There are new reasons to use Microsoft’s Windows Live Hotmail for your e-mail.
Hotmail got a facelift a few months ago that made it speedy and attractive, but the interface will get some additional tweaks and performance will be improved in August. Small but welcome changes: you’ll be able to set up an out-of-office or vacation message; you can forward incoming mail to other e-mail addresses; and you can go straight to your Inbox without a stop at the “Today” page. Here’s a blog post about the upcoming improvements.
All of us are struggling with oversize mailboxes. Hotmail will be increasing the maximum mailbox sizes to 5Gb for free accounts, 10Gb for paid accounts.

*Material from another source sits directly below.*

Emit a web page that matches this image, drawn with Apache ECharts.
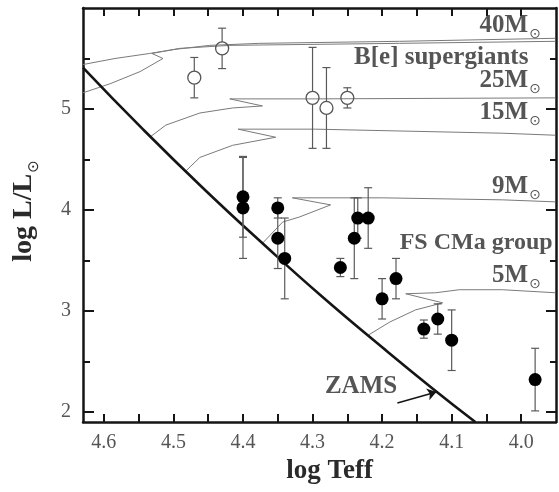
<!DOCTYPE html>
<html>
<head>
<meta charset="utf-8">
<script src="https://cdn.jsdelivr.net/npm/echarts@6/dist/echarts.min.js"></script>
<style>
html,body{margin:0;padding:0;background:#fff}
#hr{width:559px;height:492px}
</style>
</head>
<body>
<div id="hr"></div>
<script>
// B[e] supergiants (open circles): log Teff, log L, error
var besgX = [4.47, 4.43, 4.30, 4.28, 4.25];
var besgY = [5.31, 5.60, 5.11, 5.01, 5.11];
var besgErr = [0.2, 0.2, 0.5, 0.4, 0.1];

// FS CMa group (filled circles)
var fsX = [4.40, 4.40, 4.35, 4.35, 4.34, 4.26, 4.24, 4.235, 4.22, 4.20, 4.18, 4.14, 4.12, 4.10, 3.98];
var fsY = [4.13, 4.02, 4.02, 3.72, 3.52, 3.43, 3.72, 3.92, 3.92, 3.12, 3.32, 2.82, 2.92, 2.71, 2.32];
var fsErr = [0.4, 0.5, 0.1, 0.3, 0.4, 0.09, 0.4, 0.2, 0.3, 0.2, 0.2, 0.09, 0.15, 0.3, 0.31];

// zero age main sequence
var zams = [[4.63, 5.41], [4.544, 4.80], [4.458, 4.22], [4.372, 3.67], [4.286, 3.14],
  [4.199, 2.635], [4.128, 2.235], [4.066, 1.90]];

// evolutionary tracks
var trackA = [[4.63, 5.44], [4.584, 5.50], [4.534, 5.55], [4.498, 5.59], [4.448, 5.63], [4.376, 5.65], [4.175, 5.67], [3.951, 5.70]];
var trackB = [[4.63, 5.16], [4.591, 5.25], [4.548, 5.37], [4.515, 5.50], [4.531, 5.55], [4.491, 5.60], [4.419, 5.63], [4.175, 5.65], [3.951, 5.67]];
var track25 = [[4.534, 4.72], [4.511, 4.84], [4.462, 4.96], [4.415, 5.01], [4.372, 5.03], [4.419, 5.10], [4.296, 5.10], [3.951, 5.11]];
var track15 = [[4.483, 4.38], [4.462, 4.52], [4.415, 4.64], [4.353, 4.72], [4.407, 4.80], [4.296, 4.80], [4.027, 4.76], [3.951, 4.74]];
var track9 = [[4.372, 3.67], [4.343, 3.88], [4.319, 3.93], [4.274, 4.05], [4.329, 4.12], [4.199, 4.12], [4.027, 4.10], [3.951, 4.08]];
var track5 = [[4.22, 2.76], [4.189, 2.89], [4.152, 3.01], [4.113, 3.08], [4.166, 3.17], [4.123, 3.18], [4.089, 3.21], [4.027, 3.21], [3.951, 3.18]];

// track labels (right aligned)
var massNames = ['40M', '25M', '15M', '9M', '5M'];
var massY = [5.817, 5.272, 4.955, 4.223, 3.342];

// ticks
var xTicks = [4.0, 4.05, 4.1, 4.15, 4.2, 4.25, 4.3, 4.35, 4.4, 4.45, 4.5, 4.55, 4.6];
var xLabels = [4.0, 4.1, 4.2, 4.3, 4.4, 4.5, 4.6];
var yMajor = [2, 3, 4, 5];
var yMinor = [2.5, 3.5, 4.5, 5.5];

var ink = '#151515';
var serif = 'Liberation Serif';

function pairs(xs, ys) {
  return xs.map(function (x, i) { return [x, ys[i]]; });
}

function errorBars(xs, ys, errs, gap) {
  return {
    type: 'custom',
    silent: true,
    z: 3,
    data: xs.map(function (x, i) { return [x, ys[i] - errs[i], ys[i] + errs[i], ys[i]]; }),
    encode: { x: 0, y: [1, 2] },
    renderItem: function (params, api) {
      var lo = api.coord([api.value(0), api.value(1)]);
      var hi = api.coord([api.value(0), api.value(2)]);
      var mid = api.coord([api.value(0), api.value(3)]);
      var cap = 4;
      var st = { stroke: '#5a5a5a', lineWidth: 1.2, fill: null };
      return {
        type: 'group',
        children: [
          { type: 'line', shape: { x1: hi[0] - cap, y1: hi[1], x2: hi[0] + cap, y2: hi[1] }, style: st },
          { type: 'line', shape: { x1: lo[0] - cap, y1: lo[1], x2: lo[0] + cap, y2: lo[1] }, style: st },
          { type: 'line', shape: { x1: hi[0], y1: hi[1], x2: mid[0], y2: mid[1] - gap }, style: st },
          { type: 'line', shape: { x1: mid[0], y1: mid[1] + gap, x2: lo[0], y2: lo[1] }, style: st }
        ]
      };
    }
  };
}

function track(data) {
  return {
    type: 'line', data: data, showSymbol: false, silent: true, z: 1,
    lineStyle: { color: '#7a7a7a', width: 1 }
  };
}

function xAxis(pos, labels) {
  return {
    type: 'value', min: 3.95, max: 4.63, inverse: true, position: pos,
    axisLine: { show: true, onZero: false, lineStyle: { color: ink, width: 2.5 } },
    axisTick: { show: true, inside: true, length: 8, customValues: xTicks, lineStyle: { color: ink, width: 2 } },
    axisLabel: labels ? {
      customValues: xLabels, margin: 11, color: '#555', fontFamily: serif, fontSize: 20,
      formatter: function (v) { return v.toFixed(1); }
    } : { show: false },
    splitLine: { show: false }
  };
}

function yAxis(pos, ticks, len, line, labels) {
  return {
    type: 'value', min: 1.9, max: 6.0, position: pos,
    axisLine: { show: line, onZero: false, lineStyle: { color: ink, width: 2.5 } },
    axisTick: { show: true, inside: true, length: len, customValues: ticks, lineStyle: { color: ink, width: 2 } },
    axisLabel: labels ? {
      customValues: ticks, margin: 12, color: '#555', fontFamily: serif, fontSize: 20
    } : { show: false },
    splitLine: { show: false }
  };
}

var yMain = yAxis('left', yMajor, 11, true, true);
yMain.name = '{a|log L/L}{b|⊙}';
yMain.nameLocation = 'middle';
yMain.nameRotate = 90;
yMain.nameGap = 43;
yMain.nameTextStyle = {
  padding: [0, 0, 0, 8],
  rich: {
    a: { fontFamily: serif, fontWeight: 'bold', fontSize: 28, color: '#2a2a2a', lineHeight: 30, verticalAlign: 'top' },
    b: { fontFamily: 'DejaVu Sans', fontSize: 15, color: '#2a2a2a', lineHeight: 15, padding: [17, 0, 0, 1], verticalAlign: 'top' }
  }
};

var massLabelStyle = {
  show: true, position: [0, 0], align: 'right', verticalAlign: 'middle',
  formatter: function (p) { return '{m|' + p.name + '}{s|⊙}'; },
  rich: {
    m: { fontFamily: serif, fontWeight: 'bold', fontSize: 25, color: '#2a2a2a', lineHeight: 26, verticalAlign: 'top' },
    s: { fontFamily: 'DejaVu Sans', fontSize: 14, color: '#2a2a2a', lineHeight: 14, padding: [14, 0, 0, 1], verticalAlign: 'top' }
  }
};

var noteFont = { fontFamily: serif, fontWeight: 'bold', fontSize: 25, color: '#2a2a2a' };

var option = {
  animation: false,
  backgroundColor: '#fff',
  grid: { left: 83, right: 3, top: 8, bottom: 70, containLabel: false, outerBoundsMode: 'none' },
  xAxis: [
    (function () {
      var a = xAxis('bottom', true);
      a.name = 'log Teff';
      a.nameLocation = 'middle';
      a.nameGap = 32;
      a.nameTextStyle = { fontFamily: serif, fontWeight: 'bold', fontSize: 27, color: '#2a2a2a', padding: [0, 0, 0, 20] };
      return a;
    })(),
    xAxis('top', false)
  ],
  yAxis: [
    yMain,
    yAxis('left', yMinor, 7, false, false),
    yAxis('right', yMajor, 10, true, false),
    yAxis('right', yMinor, 6, false, false)
  ],
  series: [
    track(trackA), track(trackB), track(track25), track(track15), track(track9), track(track5),
    {
      type: 'line', data: zams, showSymbol: false, silent: true, z: 2, smooth: true,
      lineStyle: { color: ink, width: 2.6 }
    },
    errorBars(besgX, besgY, besgErr, 6.5),
    errorBars(fsX, fsY, fsErr, 0),
    {
      type: 'scatter', data: pairs(besgX, besgY), symbol: 'circle', symbolSize: 13, z: 4,
      itemStyle: { color: 'rgba(0,0,0,0)', borderColor: '#555', borderWidth: 1.3, opacity: 1 }
    },
    {
      type: 'scatter', data: pairs(fsX, fsY), symbol: 'circle', symbolSize: 13, z: 4,
      itemStyle: { color: '#000', opacity: 1 }
    },
    {
      type: 'scatter', symbolSize: 1, silent: true, z: 5,
      itemStyle: { color: 'rgba(0,0,0,0)' },
      label: massLabelStyle,
      data: massNames.map(function (n, i) { return { name: n, value: [3.971, massY[i]] }; })
    },
    {
      type: 'scatter', symbolSize: 1, silent: true, z: 5,
      itemStyle: { color: 'rgba(0,0,0,0)' },
      label: Object.assign({ show: true, position: [0, 0], verticalAlign: 'middle', formatter: '{b}' }, noteFont),
      data: [
        { name: 'B[e] supergiants', value: [4.2396, 5.505], label: { align: 'left' } },
        { name: 'FS CMa group', value: [4.174, 3.673], label: { align: 'left', fontSize: 24 } },
        { name: 'ZAMS', value: [4.2296, 2.2475], label: { align: 'center' } }
      ],
      markLine: {
        silent: true, symbol: ['none', 'arrow'], symbolSize: 9,
        lineStyle: { color: ink, width: 1.6, type: 'solid' },
        label: { show: false },
        data: [[{ coord: [4.178, 2.089] }, { coord: [4.122, 2.198] }]]
      }
    }
  ]
};

var chart = echarts.init(document.getElementById('hr'));
chart.setOption(option);
</script>
</body>
</html>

The software to connect Hotmail to Outlook is out of beta and officially released. The Hotmail account appears in Outlook separately from any other personal folders or Exchange mailbox, and is kept in sync with Hotmail continuously. If you have a Hotmail account and Outlook 2003 or 2007, you can download the final release of the Outlook Connector here.

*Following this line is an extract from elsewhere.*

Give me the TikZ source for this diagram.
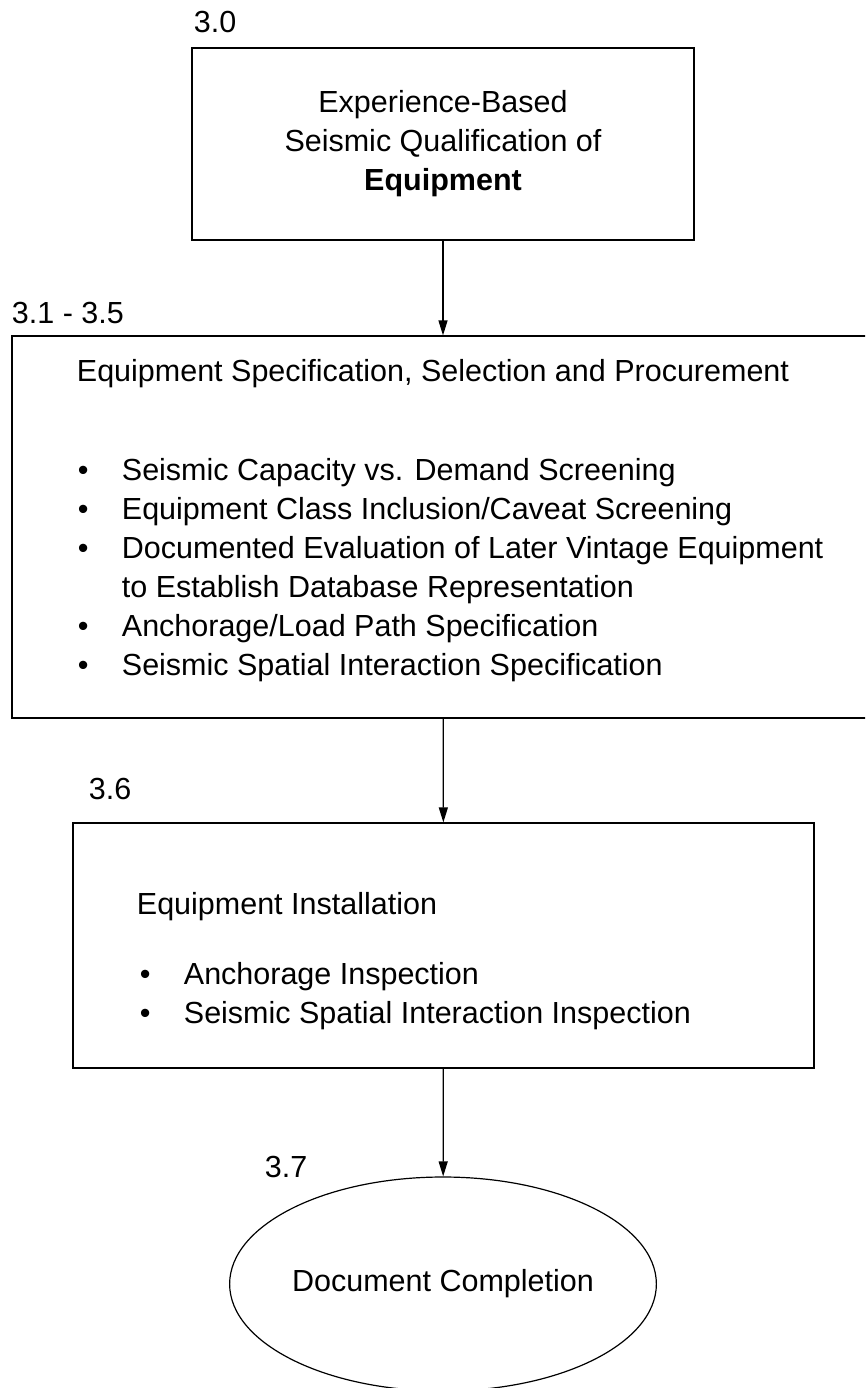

The Outlook connector is free, but only mail and contacts are synced for a free Hotmail account. A paid Hotmail subscriber can also sync calendar, tasks and notes.
The interesting thing is that Hotmail is not limited to e-mail addresses named “@hotmail.com.” It’s easy to set up Hotmail to handle all the mail for another domain name. For example, I could set up Hotmail to process mail addressed to all “@bruceb.com” addresses, using Microsoft’s free “Windows Live Custom Domains” service.
When this is set up, you can use Outlook to display your mailbox on your desktop computer (or multiple computers, if you like), and you can access the same mailbox online from any computer, using Hotmail’s slick interface.
There’s a downside for Outlook power users. Hotmail accounts can have multiple folders for messages, but none of them can be sub-folders. Many people have elaborate nested folders in their Outlook mailboxes; a Hotmail account would have to be organized differently.